Siebert becomes mesmerized by Roger -- a damaged, sad ape who is the only one of CGA's residents who cannot bear to cohabit with others of his species. One night, Siebert slips out of his cottage on the CGA grounds and makes his way to Roger's cage. (Depending on your point of view, this act constitutes either an obnoxious nose-thumb at the CGA rules, or an enlightened decision based on apes-first, rules-second thinking.)
In notes taken from 3:24 a.m. to 5:19 a.m. (he is oddly precise about the times), Siebert reflects on Roger's state of mind and on the nature of his relationship with the ape, intercutting these passages with others about the sorry history of people's treatment of primates, elephants, and cephalopods.
What Siebert tries to do is admirable and sometimes successful. He describes the 17th-century anatomist Tulp's "surreal" distorting of the figure of an ape hat he set out to render as he observed, day after day, a chimpanzee who had been shipped from Africa to the private menagerie of a Dutch ruler. "The creature," writes Siebert. "looks more like a potbellied forest nymph dreamily sleeping off a good drunk" than a chimpanzee. In other words, Tulp saw what he wanted to see, not the animal before his eyes. Nowadays, Siebert writes, our fellow apes are made to "pedal around circus rings on multi-seated bikes, and [in commercials] pull down their pants and sit on office copy machines… and all for the same essential reason" that Tulp couldn't fashion an accurate ape image, "an ongoing inability to see animals outside of our own fraught frame of reference. To see them for who and what they really are and just let them be."
When Siebert intends to shock us into recognition of human stupidity, he succeeds. As I turned from page 87 to page 88, I gasped. The image of Mary the elephant is one that will stay with me for a very long time. The photo shows Mary, in 1916 Tennessee, hanging by the neck from a huge industrial crane, her death penalty for killing a caretaker who had prodded her with a metal hook.
The book's central premise is spot on: "The degree to which we humans will finally stop abusing other creatures and, for that matter, one another will ultimately be measured by the degree to which we come to understand how integral a part of us all other creatures actually are."
Too often in writing about Roger, though, Siebert's prose is overwrought. As he considers the "uncharted terrain" he finds himself in with Roger, he describes "a steady shuffling off of my personhood in the direction of the non-me of being." As he spews out non-sentences, his agitation swells: "Another wave of unbridled terror upon which to keep riding away from myself. Before that relentless keeper that is human consciousness could begin to rein me back in. To close, one by one, the doors on all the other creatures I know myself to be, and to once have been, including Roger."

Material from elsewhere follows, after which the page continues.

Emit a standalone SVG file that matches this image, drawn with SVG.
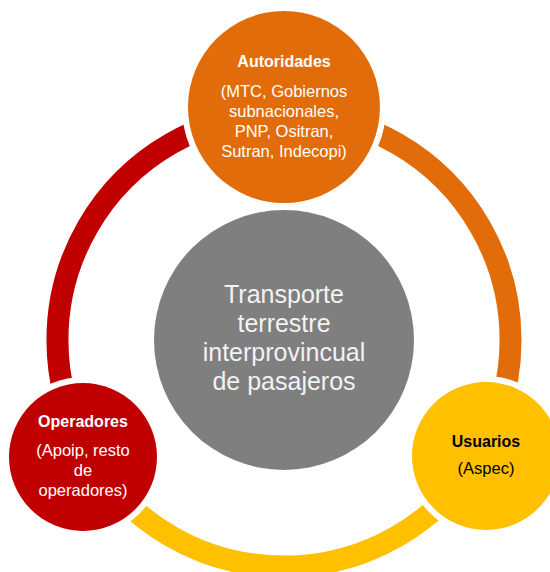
<svg xmlns="http://www.w3.org/2000/svg" width="550" height="572" viewBox="0 0 550 572">
<style>
.ring{fill:none;stroke-width:22}
.halo{fill:#ffffff}
.t{font-family:"Liberation Sans",Arial,sans-serif;text-anchor:middle}
.b{font-weight:bold;font-size:16px}
.r{font-size:16.5px}
.w{fill:#ffffff}
.k{fill:#000000}
.c{font-size:25px;fill:#f2f2f2}
</style>
<rect width="550" height="572" fill="#ffffff"/>
<g id="connectors">
<path class="ring" stroke="#c00000" d="M284,113.5 A226.5,226.5 0 0 0 87.8,453.25"/>
<path class="ring" stroke="#e36c0a" d="M284,113.5 A226.5,226.5 0 0 1 480.2,453.25"/>
<path class="ring" stroke="#ffc000" d="M87.8,453.25 A226.5,226.5 0 0 0 480.2,453.25"/>
</g>
<g id="center">
<circle cx="284" cy="340" r="130" fill="#7f7f7f"/>
<text class="t c" x="284" y="303">Transporte</text>
<text class="t c" x="284" y="332">terrestre</text>
<text class="t c" x="284" y="361">interprovincual</text>
<text class="t c" x="284" y="390">de pasajeros</text>
</g>
<g id="autoridades">
<circle class="halo" cx="284" cy="107" r="102"/>
<circle cx="284" cy="107" r="96" fill="#e36c0a"/>
<text class="t b w" x="284" y="67">Autoridades</text>
<text class="t r w" x="284" y="97">(MTC, Gobiernos</text>
<text class="t r w" x="284" y="117">subnacionales,</text>
<text class="t r w" x="284" y="137">PNP, Ositran,</text>
<text class="t r w" x="284" y="157">Sutran, Indecopi)</text>
</g>
<g id="operadores">
<circle class="halo" cx="83" cy="457" r="80"/>
<circle cx="83" cy="457" r="74" fill="#c00000"/>
<text class="t b w" x="83" y="427">Operadores</text>
<text class="t r w" x="83" y="456">(Apoip, resto</text>
<text class="t r w" x="83" y="476">de</text>
<text class="t r w" x="83" y="496">operadores)</text>
</g>
<g id="usuarios">
<circle class="halo" cx="486" cy="456" r="80"/>
<circle cx="486" cy="456" r="74" fill="#ffc000"/>
<text class="t b k" x="486" y="447">Usuarios</text>
<text class="t r k" x="486" y="474">(Aspec)</text>
</g>
</svg>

He fantasizes about touching Roger: "I see a hand, as though not my own, beginning to move through the air beyond the red line [meant to keep visitors a safe distance from the apes]. Tapping at the very edges of that tensile web Roger has woven between us, just waiting for him to fully awake to who I am and then take me in, his warm, musky scent melding now with the rusty essence of my own spilled blood, and that inner voice still droning 'Go on… and on… it's a fine way to die'." Later in the book, Siebert returns to the death theme: "[Roger] could kill me so easily that it somehow only heightens my desire to let him."

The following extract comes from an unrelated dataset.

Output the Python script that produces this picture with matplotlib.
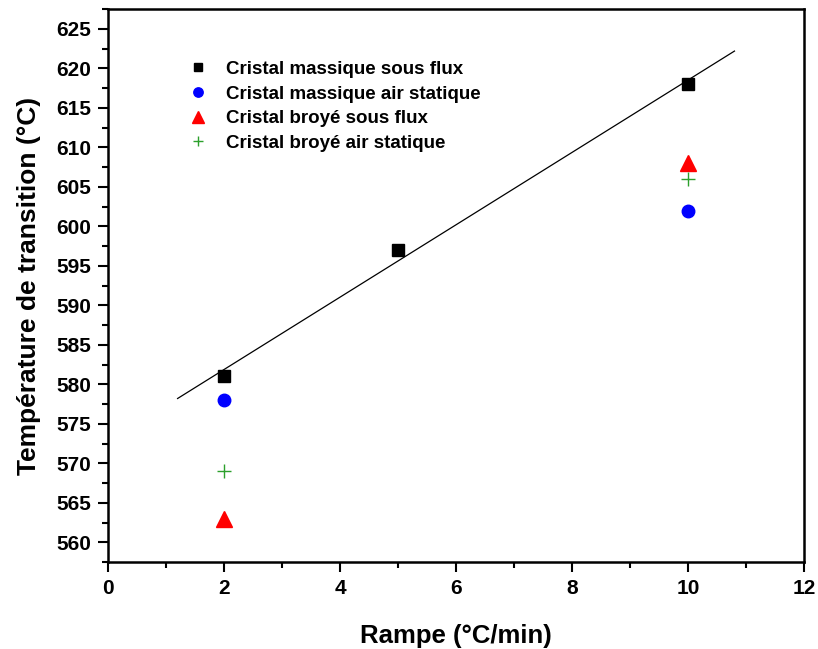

Maybe sitting and communing with a chimpanzee is a Rorschach test of sorts. Clearly, what Siebert see when he gazes into Roger's eyes is his own lost evolutionary past. This fact is beaten into readers' heads over and over, as when Siebert muses about "back in that not so distant time when he and I were, in fact, one and the same." At one point Siebert even sighs that he's tired of being "only a man."
And we get it too, because he tells us, that Siebert is "uncommonly attuned" to chimpanzees. Isn't that the kind of thing you're supposed to let other people say about you, rather than declare yourself?
Here's the real problem though: How can an insistence upon seeing a chimpanzee as some kind of nonstarter in the human evolutionary lineage fit with seeing apes as they really are? Siebert gives us a human-focused narrative just where he shouldn't -- in a book about the folly of treating animals as our species's playthings.
It's unmistakable that Siebert meant something to Roger. Had he, after all, met Roger as a youngster? The book's ending revisits this question. Siebert also also recounts a phone call he had with Patti Ragan: after he departed the CGA, Roger the chimpanzee changed. He began to relax around and even play with other chimpanzees. Although The Wauchula Woods Accord is only a partial success, the outcome for Roger of that wild and captive night in Florida has been wholly positive.